What needs to be done:
Omit any picture, and return the remaining data exactly as written.

Material:
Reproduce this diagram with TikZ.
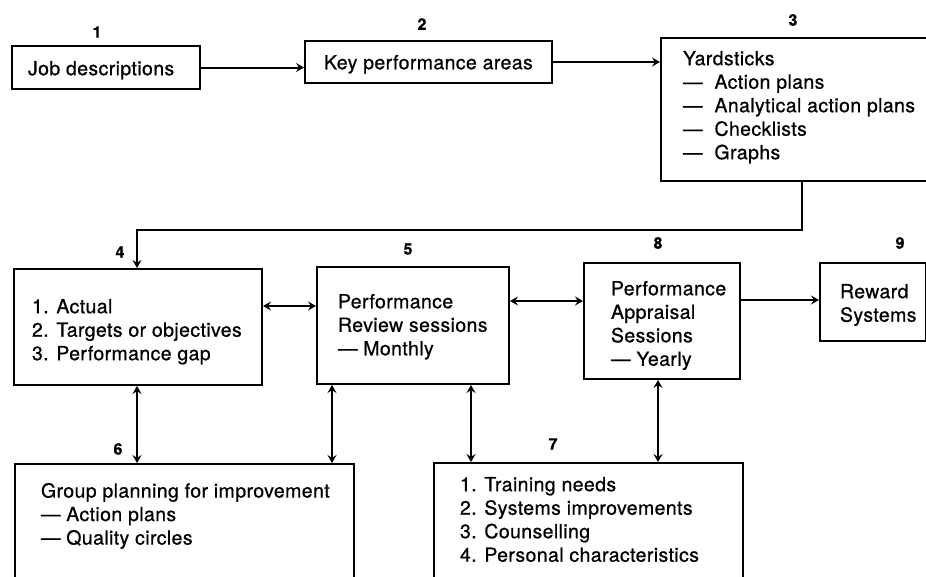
\documentclass[tikz,border=0pt]{standalone}
\usepackage{fontspec}
\setmainfont{TeX Gyre Heros}[LetterSpace=2,FakeBold=0.7]
\usetikzlibrary{arrows.meta}
\newcommand{\bxt}[5]{\parbox[c][#2][t]{#1}{\leftskip=#3\rightskip=0pt plus 1fil\relax\parfillskip=0pt\hyphenpenalty=10000\exhyphenpenalty=10000\parindent=0pt\baselineskip=23.5pt\vspace*{#4}#5\par}}
\tikzset{
  bx/.style={draw, line width=2pt, inner sep=0pt, anchor=north west, font=\fontsize{19.5pt}{23.5pt}\selectfont},
  num/.style={font=\bfseries\fontsize{16pt}{16pt}\selectfont, inner sep=0pt},
  conn/.style={line width=2pt}
}
\begin{document}
\begin{tikzpicture}[x=1pt,y=-1pt,>={Stealth[length=8pt,width=9pt,inset=3pt]}]
\clip (0,0) rectangle (926,576);
% boxes
\node[bx] (b1) at (11,45) {\bxt{188pt}{43pt}{16pt}{15pt}{Job descriptions}};
\node[bx] (b2) at (304,40) {\bxt{247pt}{42pt}{19pt}{14pt}{Key performance areas}};
\node[bx] (b3) at (660,37) {\bxt{290pt}{143pt}{22pt}{13pt}{Yardsticks\\—\hspace{12pt}Action plans\\—\hspace{12pt}Analytical action plans\\—\hspace{12pt}Checklists\\—\hspace{12pt}Graphs}};
\node[bx] (b4) at (13,268) {\bxt{248pt}{116pt}{18pt}{30pt}{1. Actual\\2. Targets or objectives\\3. Performance gap}};
\node[bx] (b5) at (316,266) {\bxt{192pt}{117pt}{21pt}{27pt}{Performance\\Review sessions\\— Monthly}};
\node[bx] (b8) at (583,262) {\bxt{156pt}{116pt}{27pt}{18pt}{Performance\\Appraisal\\Sessions\\— Yearly}};
\node[bx] (b9) at (819,262) {\bxt{106pt}{78pt}{20pt}{21pt}{Reward\\Systems}};
\node[bx] (b6) at (14,463) {\bxt{339pt}{125pt}{26pt}{19pt}{Group planning for improvement\\— Action plans\\— Quality circles}};
\node[bx] (b7) at (433,462) {\bxt{309pt}{125pt}{26pt}{14pt}{1. Training needs\\2. Systems improvements\\3. Counselling\\4. Personal characteristics}};
% numbers
\node[num] (n1) at (97,32) {1};
\node[num] (n2) at (422,24) {2};
\node[num] (n3) at (793,20) {3};
\node[num] (n4) at (120,252) {4};
\node[num] (n5) at (408,249) {5};
\node[num] (n8) at (658,243) {8};
\node[num] (n9) at (900,243) {9};
\node[num] (n6) at (118,449) {6};
\node[num] (n7) at (553,444) {7};
% helper coordinates
\coordinate (ya) at (0,306);
\coordinate (yb) at (0,301);
\coordinate (yc) at (0,300);
\coordinate (xa) at (137,0);
\coordinate (xb) at (332,0);
\coordinate (xc) at (471,0);
\coordinate (xd) at (658,0);
\coordinate (c3) at (802,230);
% connectors
\draw[conn,->] (b1.east) -- (b1.east -| b2.west);
\draw[conn,->] (b2.east) -- (b2.east -| b3.west);
\draw[conn,->] (b3.south -| c3) -- (c3) -| (b4.north -| xa);
\draw[conn,<->] (b4.east |- ya) -- (b5.west |- ya);
\draw[conn,<->] (b5.east |- yb) -- (b8.west |- yb);
\draw[conn,->] (b8.east |- yc) -- (b9.west |- yc);
\draw[conn,<->] (b4.south -| xa) -- (b6.north -| xa);
\draw[conn,<->] (b5.south -| xb) -- (b6.north -| xb);
\draw[conn,<->] (b5.south -| xc) -- (b7.north -| xc);
\draw[conn,<->] (b8.south -| xd) -- (b7.north -| xd);
\end{tikzpicture}
\end{document}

Exercise result:
Reproduce this diagram with TikZ.
\documentclass[tikz,border=0pt]{standalone}
\usepackage{fontspec}
\setmainfont{TeX Gyre Heros}[LetterSpace=2,FakeBold=0.7]
\usetikzlibrary{arrows.meta}
\newcommand{\bxt}[5]{\parbox[c][#2][t]{#1}{\leftskip=#3\rightskip=0pt plus 1fil\relax\parfillskip=0pt\hyphenpenalty=10000\exhyphenpenalty=10000\parindent=0pt\baselineskip=23.5pt\vspace*{#4}#5\par}}
\tikzset{
  bx/.style={draw, line width=2pt, inner sep=0pt, anchor=north west, font=\fontsize{19.5pt}{23.5pt}\selectfont},
  num/.style={font=\bfseries\fontsize{16pt}{16pt}\selectfont, inner sep=0pt},
  conn/.style={line width=2pt}
}
\begin{document}
\begin{tikzpicture}[x=1pt,y=-1pt,>={Stealth[length=8pt,width=9pt,inset=3pt]}]
\clip (0,0) rectangle (926,576);
% boxes
\node[bx] (b1) at (11,45) {\bxt{188pt}{43pt}{16pt}{15pt}{Job descriptions}};
\node[bx] (b2) at (304,40) {\bxt{247pt}{42pt}{19pt}{14pt}{Key performance areas}};
\node[bx] (b3) at (660,37) {\bxt{290pt}{143pt}{22pt}{13pt}{Yardsticks\\—\hspace{12pt}Action plans\\—\hspace{12pt}Analytical action plans\\—\hspace{12pt}Checklists\\—\hspace{12pt}Graphs}};
\node[bx] (b4) at (13,268) {\bxt{248pt}{116pt}{18pt}{30pt}{1. Actual\\2. Targets or objectives\\3. Performance gap}};
\node[bx] (b5) at (316,266) {\bxt{192pt}{117pt}{21pt}{27pt}{Performance\\Review sessions\\— Monthly}};
\node[bx] (b8) at (583,262) {\bxt{156pt}{116pt}{27pt}{18pt}{Performance\\Appraisal\\Sessions\\— Yearly}};
\node[bx] (b9) at (819,262) {\bxt{106pt}{78pt}{20pt}{21pt}{Reward\\Systems}};
\node[bx] (b6) at (14,463) {\bxt{339pt}{125pt}{26pt}{19pt}{Group planning for improvement\\— Action plans\\— Quality circles}};
\node[bx] (b7) at (433,462) {\bxt{309pt}{125pt}{26pt}{14pt}{1. Training needs\\2. Systems improvements\\3. Counselling\\4. Personal characteristics}};
% numbers
\node[num] (n1) at (97,32) {1};
\node[num] (n2) at (422,24) {2};
\node[num] (n3) at (793,20) {3};
\node[num] (n4) at (120,252) {4};
\node[num] (n5) at (408,249) {5};
\node[num] (n8) at (658,243) {8};
\node[num] (n9) at (900,243) {9};
\node[num] (n6) at (118,449) {6};
\node[num] (n7) at (553,444) {7};
% helper coordinates
\coordinate (ya) at (0,306);
\coordinate (yb) at (0,301);
\coordinate (yc) at (0,300);
\coordinate (xa) at (137,0);
\coordinate (xb) at (332,0);
\coordinate (xc) at (471,0);
\coordinate (xd) at (658,0);
\coordinate (c3) at (802,230);
% connectors
\draw[conn,->] (b1.east) -- (b1.east -| b2.west);
\draw[conn,->] (b2.east) -- (b2.east -| b3.west);
\draw[conn,->] (b3.south -| c3) -- (c3) -| (b4.north -| xa);
\draw[conn,<->] (b4.east |- ya) -- (b5.west |- ya);
\draw[conn,<->] (b5.east |- yb) -- (b8.west |- yb);
\draw[conn,->] (b8.east |- yc) -- (b9.west |- yc);
\draw[conn,<->] (b4.south -| xa) -- (b6.north -| xa);
\draw[conn,<->] (b5.south -| xb) -- (b6.north -| xb);
\draw[conn,<->] (b5.south -| xc) -- (b7.north -| xc);
\draw[conn,<->] (b8.south -| xd) -- (b7.north -| xd);
\end{tikzpicture}
\end{document}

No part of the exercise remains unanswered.